[Collected data]
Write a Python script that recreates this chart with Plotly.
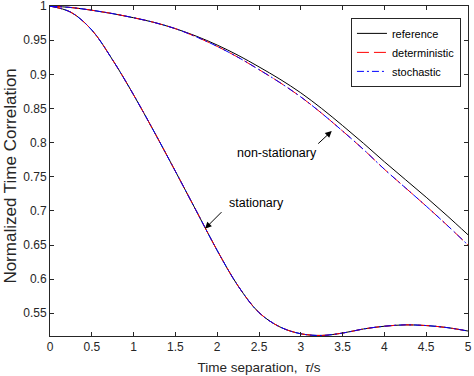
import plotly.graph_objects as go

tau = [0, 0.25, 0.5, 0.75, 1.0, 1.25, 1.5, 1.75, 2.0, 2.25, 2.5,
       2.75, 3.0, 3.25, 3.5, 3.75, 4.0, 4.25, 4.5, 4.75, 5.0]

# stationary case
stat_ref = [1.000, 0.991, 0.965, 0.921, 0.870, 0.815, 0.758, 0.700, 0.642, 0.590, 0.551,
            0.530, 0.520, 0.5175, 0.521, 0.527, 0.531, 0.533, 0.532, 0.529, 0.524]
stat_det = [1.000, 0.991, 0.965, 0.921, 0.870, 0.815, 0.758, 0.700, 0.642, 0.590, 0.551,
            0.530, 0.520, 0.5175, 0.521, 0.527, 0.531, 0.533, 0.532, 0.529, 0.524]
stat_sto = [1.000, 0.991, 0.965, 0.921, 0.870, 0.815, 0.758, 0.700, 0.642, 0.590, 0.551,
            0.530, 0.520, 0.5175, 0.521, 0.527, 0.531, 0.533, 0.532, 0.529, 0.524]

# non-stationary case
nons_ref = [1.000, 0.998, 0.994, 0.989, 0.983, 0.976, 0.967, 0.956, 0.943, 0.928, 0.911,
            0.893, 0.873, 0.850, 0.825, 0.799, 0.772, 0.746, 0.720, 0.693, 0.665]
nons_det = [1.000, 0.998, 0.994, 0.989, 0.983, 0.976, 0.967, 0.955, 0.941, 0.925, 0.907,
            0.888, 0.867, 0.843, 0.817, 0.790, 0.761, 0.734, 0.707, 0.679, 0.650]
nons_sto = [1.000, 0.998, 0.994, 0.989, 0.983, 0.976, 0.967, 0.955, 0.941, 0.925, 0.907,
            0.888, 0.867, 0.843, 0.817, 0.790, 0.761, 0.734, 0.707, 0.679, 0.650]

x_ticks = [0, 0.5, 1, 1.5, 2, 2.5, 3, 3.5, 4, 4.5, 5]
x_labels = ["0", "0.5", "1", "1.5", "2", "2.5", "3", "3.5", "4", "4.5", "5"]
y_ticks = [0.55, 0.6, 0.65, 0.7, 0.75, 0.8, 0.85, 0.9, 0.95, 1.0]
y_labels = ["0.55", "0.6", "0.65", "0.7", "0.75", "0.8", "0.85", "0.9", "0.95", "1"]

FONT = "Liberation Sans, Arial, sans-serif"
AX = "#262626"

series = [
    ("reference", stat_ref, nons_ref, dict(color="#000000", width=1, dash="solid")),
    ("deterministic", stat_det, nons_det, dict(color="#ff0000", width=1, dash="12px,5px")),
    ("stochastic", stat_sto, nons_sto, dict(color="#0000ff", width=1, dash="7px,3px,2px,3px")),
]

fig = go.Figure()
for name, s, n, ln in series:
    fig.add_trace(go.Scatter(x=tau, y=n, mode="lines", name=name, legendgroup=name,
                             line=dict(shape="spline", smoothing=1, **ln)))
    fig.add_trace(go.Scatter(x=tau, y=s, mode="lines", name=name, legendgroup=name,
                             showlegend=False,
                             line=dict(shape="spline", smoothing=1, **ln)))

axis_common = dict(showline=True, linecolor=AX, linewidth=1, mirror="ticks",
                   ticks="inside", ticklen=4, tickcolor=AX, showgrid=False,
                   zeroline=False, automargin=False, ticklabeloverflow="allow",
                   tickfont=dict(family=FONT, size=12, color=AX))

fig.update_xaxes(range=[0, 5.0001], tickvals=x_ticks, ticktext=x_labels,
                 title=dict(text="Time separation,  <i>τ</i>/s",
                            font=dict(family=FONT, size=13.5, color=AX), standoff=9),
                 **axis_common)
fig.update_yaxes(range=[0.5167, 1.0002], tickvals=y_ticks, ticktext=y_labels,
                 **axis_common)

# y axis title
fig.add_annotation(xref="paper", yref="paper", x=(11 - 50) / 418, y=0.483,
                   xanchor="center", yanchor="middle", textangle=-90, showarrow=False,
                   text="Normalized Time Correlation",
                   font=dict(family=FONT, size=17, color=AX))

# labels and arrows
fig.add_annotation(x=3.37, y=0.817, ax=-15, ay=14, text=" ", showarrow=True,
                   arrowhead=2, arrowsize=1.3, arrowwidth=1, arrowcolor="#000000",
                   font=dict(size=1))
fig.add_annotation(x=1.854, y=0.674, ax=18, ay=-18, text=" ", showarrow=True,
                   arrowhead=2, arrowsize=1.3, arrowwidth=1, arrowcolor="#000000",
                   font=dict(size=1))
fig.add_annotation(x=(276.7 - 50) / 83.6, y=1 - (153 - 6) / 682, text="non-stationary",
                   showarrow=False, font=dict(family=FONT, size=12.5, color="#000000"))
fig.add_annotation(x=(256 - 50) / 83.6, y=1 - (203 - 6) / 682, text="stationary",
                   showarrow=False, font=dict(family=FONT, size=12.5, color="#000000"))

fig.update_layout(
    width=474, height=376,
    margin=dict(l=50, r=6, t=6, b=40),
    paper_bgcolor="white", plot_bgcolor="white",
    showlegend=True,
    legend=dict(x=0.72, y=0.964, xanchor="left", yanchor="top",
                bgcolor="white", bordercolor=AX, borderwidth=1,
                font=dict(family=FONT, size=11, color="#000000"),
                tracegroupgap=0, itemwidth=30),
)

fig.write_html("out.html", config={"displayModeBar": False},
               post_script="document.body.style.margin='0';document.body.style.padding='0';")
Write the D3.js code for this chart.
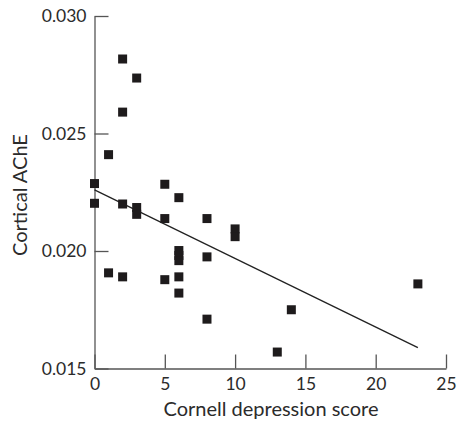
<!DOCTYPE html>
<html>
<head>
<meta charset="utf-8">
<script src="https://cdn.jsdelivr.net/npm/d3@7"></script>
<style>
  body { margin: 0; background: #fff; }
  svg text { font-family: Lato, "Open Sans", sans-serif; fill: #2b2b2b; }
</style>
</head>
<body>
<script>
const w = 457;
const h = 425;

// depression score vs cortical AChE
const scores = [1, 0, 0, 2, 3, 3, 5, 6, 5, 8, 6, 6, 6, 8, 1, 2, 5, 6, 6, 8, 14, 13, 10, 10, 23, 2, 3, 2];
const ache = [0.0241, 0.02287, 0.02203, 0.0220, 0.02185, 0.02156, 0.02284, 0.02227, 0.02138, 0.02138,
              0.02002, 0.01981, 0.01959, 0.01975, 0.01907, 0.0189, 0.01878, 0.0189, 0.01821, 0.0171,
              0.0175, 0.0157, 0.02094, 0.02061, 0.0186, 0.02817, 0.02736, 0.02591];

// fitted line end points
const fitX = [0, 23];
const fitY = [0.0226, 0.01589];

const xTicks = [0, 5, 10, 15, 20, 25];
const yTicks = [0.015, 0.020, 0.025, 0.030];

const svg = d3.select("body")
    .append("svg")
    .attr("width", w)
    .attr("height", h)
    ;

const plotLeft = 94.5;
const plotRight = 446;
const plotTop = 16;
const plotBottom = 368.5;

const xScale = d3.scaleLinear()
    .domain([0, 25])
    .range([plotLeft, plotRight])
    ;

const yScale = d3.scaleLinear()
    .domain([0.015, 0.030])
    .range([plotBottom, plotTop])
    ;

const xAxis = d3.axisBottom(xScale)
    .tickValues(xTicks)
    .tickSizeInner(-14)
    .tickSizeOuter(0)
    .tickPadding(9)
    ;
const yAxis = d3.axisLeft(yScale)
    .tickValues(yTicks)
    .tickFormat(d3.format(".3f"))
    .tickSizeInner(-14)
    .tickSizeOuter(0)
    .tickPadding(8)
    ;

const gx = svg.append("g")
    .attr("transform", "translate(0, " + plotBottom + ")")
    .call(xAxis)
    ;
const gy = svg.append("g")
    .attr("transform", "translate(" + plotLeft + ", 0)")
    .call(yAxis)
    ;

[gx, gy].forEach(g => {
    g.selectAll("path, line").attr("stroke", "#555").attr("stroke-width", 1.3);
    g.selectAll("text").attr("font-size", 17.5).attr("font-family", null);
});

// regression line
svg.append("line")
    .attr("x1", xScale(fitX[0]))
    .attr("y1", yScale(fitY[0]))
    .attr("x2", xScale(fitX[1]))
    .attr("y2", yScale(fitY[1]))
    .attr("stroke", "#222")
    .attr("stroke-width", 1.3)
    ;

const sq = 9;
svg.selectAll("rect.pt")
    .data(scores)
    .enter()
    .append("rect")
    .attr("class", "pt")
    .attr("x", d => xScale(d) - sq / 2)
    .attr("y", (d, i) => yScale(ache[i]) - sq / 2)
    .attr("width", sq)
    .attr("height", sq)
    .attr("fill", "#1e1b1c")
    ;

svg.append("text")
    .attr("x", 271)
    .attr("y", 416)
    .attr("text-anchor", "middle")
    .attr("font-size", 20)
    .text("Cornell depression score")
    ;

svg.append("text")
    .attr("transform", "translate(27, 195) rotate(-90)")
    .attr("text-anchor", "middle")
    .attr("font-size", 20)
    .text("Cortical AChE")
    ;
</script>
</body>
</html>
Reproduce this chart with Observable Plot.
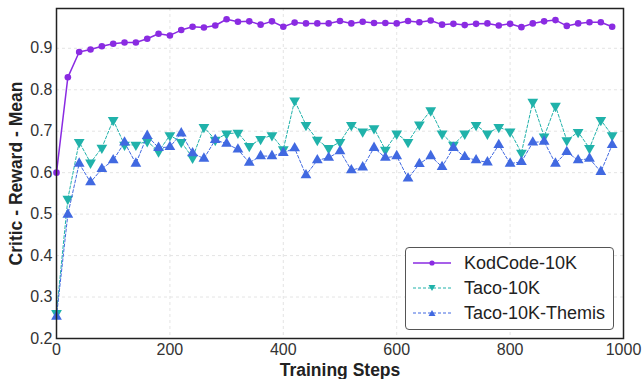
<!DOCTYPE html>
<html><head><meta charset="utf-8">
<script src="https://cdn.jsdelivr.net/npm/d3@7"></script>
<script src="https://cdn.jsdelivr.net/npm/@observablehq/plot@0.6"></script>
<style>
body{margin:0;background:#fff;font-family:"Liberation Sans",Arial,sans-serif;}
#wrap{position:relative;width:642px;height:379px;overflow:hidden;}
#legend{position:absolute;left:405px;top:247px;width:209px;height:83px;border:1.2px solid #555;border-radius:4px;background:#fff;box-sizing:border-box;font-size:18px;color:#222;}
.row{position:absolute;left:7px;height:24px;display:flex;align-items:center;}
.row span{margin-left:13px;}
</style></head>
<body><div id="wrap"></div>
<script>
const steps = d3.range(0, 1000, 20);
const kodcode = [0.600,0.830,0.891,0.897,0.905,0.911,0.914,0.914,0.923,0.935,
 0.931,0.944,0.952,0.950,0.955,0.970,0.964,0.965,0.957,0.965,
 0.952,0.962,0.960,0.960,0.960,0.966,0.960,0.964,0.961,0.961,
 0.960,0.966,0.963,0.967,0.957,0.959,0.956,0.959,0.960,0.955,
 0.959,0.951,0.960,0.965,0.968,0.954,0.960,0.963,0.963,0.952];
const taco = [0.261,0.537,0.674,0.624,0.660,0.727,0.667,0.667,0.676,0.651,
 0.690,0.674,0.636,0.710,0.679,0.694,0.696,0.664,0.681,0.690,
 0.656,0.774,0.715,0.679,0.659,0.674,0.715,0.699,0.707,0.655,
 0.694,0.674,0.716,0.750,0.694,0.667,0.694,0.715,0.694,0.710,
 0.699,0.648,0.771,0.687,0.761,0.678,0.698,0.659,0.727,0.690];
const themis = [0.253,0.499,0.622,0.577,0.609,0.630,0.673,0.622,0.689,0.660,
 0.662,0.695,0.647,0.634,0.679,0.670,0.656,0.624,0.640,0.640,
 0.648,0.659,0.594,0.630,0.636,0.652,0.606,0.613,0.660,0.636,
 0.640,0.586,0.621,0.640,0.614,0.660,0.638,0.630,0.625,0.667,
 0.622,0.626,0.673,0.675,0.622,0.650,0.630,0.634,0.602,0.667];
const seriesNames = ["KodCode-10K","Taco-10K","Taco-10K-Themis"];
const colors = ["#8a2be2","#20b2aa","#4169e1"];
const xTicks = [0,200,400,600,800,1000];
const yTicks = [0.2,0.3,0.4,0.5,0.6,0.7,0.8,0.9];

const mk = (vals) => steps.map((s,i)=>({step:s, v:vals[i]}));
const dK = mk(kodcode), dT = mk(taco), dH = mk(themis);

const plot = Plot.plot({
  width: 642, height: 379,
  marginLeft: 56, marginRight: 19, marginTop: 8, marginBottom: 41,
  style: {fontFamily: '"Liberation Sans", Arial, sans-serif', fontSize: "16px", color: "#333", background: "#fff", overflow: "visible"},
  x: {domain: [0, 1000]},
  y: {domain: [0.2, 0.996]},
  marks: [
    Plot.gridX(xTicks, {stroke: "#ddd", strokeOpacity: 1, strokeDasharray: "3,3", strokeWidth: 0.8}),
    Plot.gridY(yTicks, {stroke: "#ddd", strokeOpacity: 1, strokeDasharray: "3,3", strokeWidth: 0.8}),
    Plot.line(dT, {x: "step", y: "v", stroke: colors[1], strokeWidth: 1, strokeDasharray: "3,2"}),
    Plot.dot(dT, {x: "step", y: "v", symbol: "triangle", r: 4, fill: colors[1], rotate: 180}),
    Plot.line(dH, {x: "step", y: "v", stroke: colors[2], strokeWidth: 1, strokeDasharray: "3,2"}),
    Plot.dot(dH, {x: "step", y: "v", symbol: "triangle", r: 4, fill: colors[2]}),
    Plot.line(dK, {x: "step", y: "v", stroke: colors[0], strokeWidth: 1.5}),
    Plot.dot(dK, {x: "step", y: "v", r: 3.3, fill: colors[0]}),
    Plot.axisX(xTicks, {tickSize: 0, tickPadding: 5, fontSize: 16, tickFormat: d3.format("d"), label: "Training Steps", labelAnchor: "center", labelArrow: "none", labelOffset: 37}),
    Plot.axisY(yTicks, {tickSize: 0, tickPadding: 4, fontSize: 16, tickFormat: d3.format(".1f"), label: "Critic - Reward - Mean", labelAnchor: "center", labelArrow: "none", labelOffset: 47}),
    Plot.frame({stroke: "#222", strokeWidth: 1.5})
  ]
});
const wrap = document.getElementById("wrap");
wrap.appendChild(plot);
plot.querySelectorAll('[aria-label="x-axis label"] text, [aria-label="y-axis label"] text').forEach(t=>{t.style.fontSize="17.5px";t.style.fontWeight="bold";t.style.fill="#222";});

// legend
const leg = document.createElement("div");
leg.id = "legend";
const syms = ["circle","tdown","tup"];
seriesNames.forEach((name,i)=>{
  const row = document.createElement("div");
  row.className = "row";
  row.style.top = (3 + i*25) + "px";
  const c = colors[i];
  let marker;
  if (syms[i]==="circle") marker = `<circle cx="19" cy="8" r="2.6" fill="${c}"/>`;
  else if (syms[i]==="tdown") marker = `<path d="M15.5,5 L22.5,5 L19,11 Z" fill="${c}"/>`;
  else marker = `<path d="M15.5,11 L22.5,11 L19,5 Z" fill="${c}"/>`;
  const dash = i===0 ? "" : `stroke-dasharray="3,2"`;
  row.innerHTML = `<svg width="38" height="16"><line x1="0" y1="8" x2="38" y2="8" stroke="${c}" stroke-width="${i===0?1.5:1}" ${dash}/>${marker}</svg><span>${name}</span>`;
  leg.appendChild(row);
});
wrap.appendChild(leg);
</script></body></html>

**WHAT YOU NEED TO DO**
Copy nothing but the lines from the top of the data down to the line containing "2.75, 3.0, 3.25, 3.5, 3.75, 4.0, 4.25, 4.5, 4.75, 5.0]", and leave the pictures out.

**RESPONSE TO THIS TASK**
Write a Python script that recreates this chart with Plotly.
import plotly.graph_objects as go

tau = [0, 0.25, 0.5, 0.75, 1.0, 1.25, 1.5, 1.75, 2.0, 2.25, 2.5,
       2.75, 3.0, 3.25, 3.5, 3.75, 4.0, 4.25, 4.5, 4.75, 5.0]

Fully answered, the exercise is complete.